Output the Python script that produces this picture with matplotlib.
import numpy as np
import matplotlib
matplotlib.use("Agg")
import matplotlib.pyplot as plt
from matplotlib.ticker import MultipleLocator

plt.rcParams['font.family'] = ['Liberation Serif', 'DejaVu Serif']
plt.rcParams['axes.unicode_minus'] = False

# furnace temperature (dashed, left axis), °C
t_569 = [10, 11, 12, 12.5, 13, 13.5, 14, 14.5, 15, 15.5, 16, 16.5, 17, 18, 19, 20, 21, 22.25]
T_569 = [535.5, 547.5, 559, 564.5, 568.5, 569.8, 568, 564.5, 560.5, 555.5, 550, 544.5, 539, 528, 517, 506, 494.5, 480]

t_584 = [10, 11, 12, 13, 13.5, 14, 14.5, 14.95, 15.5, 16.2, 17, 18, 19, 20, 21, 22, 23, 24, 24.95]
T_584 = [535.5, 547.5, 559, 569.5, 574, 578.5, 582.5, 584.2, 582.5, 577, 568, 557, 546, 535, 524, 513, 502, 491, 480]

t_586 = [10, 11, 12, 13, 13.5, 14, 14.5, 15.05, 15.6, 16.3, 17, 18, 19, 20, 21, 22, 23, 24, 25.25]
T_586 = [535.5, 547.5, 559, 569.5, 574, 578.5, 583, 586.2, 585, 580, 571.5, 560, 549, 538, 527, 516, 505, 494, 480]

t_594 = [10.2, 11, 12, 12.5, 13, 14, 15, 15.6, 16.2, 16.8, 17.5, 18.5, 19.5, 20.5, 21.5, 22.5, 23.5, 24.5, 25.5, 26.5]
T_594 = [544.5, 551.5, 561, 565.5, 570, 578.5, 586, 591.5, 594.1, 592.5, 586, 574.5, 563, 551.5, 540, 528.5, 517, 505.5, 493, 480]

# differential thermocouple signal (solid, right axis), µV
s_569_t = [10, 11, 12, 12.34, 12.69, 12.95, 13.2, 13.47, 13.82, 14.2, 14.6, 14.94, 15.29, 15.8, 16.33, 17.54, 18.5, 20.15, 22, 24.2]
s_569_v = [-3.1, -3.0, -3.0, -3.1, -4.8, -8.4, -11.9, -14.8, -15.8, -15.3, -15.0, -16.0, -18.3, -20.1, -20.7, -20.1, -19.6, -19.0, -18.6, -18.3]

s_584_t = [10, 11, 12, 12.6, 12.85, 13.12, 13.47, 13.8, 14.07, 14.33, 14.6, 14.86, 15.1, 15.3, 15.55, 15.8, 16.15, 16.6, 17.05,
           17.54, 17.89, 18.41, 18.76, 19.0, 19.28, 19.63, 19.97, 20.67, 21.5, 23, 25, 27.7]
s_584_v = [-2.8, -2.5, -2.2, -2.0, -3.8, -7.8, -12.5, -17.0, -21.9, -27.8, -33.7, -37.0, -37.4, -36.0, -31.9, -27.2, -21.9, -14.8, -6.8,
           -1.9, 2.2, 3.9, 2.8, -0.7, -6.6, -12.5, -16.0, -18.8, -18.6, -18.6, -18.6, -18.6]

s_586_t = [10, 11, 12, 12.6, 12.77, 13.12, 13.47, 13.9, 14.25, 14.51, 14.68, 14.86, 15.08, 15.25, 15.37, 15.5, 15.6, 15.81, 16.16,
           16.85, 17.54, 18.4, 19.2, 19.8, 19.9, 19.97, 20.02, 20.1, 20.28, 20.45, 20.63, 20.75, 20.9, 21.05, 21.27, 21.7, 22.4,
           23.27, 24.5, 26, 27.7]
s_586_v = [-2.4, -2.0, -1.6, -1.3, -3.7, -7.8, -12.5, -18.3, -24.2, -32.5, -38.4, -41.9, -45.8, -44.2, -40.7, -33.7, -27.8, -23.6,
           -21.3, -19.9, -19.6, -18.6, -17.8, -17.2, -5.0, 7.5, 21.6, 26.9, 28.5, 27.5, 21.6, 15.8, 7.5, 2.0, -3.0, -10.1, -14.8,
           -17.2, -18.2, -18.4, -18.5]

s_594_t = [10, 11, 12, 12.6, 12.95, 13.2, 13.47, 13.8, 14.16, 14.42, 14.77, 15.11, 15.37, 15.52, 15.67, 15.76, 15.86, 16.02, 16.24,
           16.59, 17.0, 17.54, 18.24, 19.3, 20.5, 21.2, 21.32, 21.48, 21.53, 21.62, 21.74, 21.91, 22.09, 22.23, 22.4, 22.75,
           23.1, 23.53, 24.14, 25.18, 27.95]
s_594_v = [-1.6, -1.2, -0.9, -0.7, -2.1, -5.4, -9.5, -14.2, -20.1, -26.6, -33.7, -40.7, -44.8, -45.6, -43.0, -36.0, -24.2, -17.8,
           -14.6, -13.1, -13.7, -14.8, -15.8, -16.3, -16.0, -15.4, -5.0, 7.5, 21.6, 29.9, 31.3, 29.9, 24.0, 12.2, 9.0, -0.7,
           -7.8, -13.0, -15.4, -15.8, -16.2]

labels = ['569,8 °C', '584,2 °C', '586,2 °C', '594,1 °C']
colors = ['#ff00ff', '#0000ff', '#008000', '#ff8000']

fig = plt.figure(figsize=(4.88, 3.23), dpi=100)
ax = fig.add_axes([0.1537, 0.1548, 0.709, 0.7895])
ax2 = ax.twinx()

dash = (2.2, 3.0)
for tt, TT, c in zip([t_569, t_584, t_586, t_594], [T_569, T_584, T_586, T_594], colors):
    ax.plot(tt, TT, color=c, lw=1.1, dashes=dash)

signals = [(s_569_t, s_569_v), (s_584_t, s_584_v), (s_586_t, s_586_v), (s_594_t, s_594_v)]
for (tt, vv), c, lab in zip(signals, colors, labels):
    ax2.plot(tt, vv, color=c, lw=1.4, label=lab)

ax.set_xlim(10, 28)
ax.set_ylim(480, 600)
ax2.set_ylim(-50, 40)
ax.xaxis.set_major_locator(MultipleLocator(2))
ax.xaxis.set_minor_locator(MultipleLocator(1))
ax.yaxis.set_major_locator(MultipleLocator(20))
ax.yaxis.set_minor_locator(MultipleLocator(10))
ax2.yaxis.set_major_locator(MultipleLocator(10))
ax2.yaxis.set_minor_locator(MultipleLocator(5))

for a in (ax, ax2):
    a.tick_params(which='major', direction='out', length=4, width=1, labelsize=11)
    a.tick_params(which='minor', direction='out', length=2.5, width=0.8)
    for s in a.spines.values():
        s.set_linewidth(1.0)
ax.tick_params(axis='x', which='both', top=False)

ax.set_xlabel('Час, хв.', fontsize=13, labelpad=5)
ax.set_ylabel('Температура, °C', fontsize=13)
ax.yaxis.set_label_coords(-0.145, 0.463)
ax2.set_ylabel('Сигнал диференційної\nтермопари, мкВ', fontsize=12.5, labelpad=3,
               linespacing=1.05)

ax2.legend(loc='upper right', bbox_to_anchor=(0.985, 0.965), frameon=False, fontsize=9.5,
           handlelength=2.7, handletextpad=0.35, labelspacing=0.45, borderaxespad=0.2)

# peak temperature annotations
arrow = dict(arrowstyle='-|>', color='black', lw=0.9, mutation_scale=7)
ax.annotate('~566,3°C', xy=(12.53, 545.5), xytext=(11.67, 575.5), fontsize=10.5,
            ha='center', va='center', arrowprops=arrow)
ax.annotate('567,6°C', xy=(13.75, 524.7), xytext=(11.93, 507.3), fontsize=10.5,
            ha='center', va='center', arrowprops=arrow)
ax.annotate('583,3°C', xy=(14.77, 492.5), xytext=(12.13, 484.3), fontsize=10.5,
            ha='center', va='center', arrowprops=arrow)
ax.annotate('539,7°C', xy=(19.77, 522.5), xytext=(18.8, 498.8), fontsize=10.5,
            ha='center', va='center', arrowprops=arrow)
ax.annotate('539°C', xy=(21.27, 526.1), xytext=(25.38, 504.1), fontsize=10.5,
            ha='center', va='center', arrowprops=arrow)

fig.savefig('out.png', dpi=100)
= = =
WHAT YOU HAVE TO DO: Each line from the top of the material above through the line with "-19.0, -18.6, -18.3]" must be echoed exactly, and no other line.

ANSWER TO THE PROBLEM:
Output the Python script that produces this picture with matplotlib.
import numpy as np
import matplotlib
matplotlib.use("Agg")
import matplotlib.pyplot as plt
from matplotlib.ticker import MultipleLocator

plt.rcParams['font.family'] = ['Liberation Serif', 'DejaVu Serif']
plt.rcParams['axes.unicode_minus'] = False

# furnace temperature (dashed, left axis), °C
t_569 = [10, 11, 12, 12.5, 13, 13.5, 14, 14.5, 15, 15.5, 16, 16.5, 17, 18, 19, 20, 21, 22.25]
T_569 = [535.5, 547.5, 559, 564.5, 568.5, 569.8, 568, 564.5, 560.5, 555.5, 550, 544.5, 539, 528, 517, 506, 494.5, 480]

t_584 = [10, 11, 12, 13, 13.5, 14, 14.5, 14.95, 15.5, 16.2, 17, 18, 19, 20, 21, 22, 23, 24, 24.95]
T_584 = [535.5, 547.5, 559, 569.5, 574, 578.5, 582.5, 584.2, 582.5, 577, 568, 557, 546, 535, 524, 513, 502, 491, 480]

t_586 = [10, 11, 12, 13, 13.5, 14, 14.5, 15.05, 15.6, 16.3, 17, 18, 19, 20, 21, 22, 23, 24, 25.25]
T_586 = [535.5, 547.5, 559, 569.5, 574, 578.5, 583, 586.2, 585, 580, 571.5, 560, 549, 538, 527, 516, 505, 494, 480]

t_594 = [10.2, 11, 12, 12.5, 13, 14, 15, 15.6, 16.2, 16.8, 17.5, 18.5, 19.5, 20.5, 21.5, 22.5, 23.5, 24.5, 25.5, 26.5]
T_594 = [544.5, 551.5, 561, 565.5, 570, 578.5, 586, 591.5, 594.1, 592.5, 586, 574.5, 563, 551.5, 540, 528.5, 517, 505.5, 493, 480]

# differential thermocouple signal (solid, right axis), µV
s_569_t = [10, 11, 12, 12.34, 12.69, 12.95, 13.2, 13.47, 13.82, 14.2, 14.6, 14.94, 15.29, 15.8, 16.33, 17.54, 18.5, 20.15, 22, 24.2]
s_569_v = [-3.1, -3.0, -3.0, -3.1, -4.8, -8.4, -11.9, -14.8, -15.8, -15.3, -15.0, -16.0, -18.3, -20.1, -20.7, -20.1, -19.6, -19.0, -18.6, -18.3]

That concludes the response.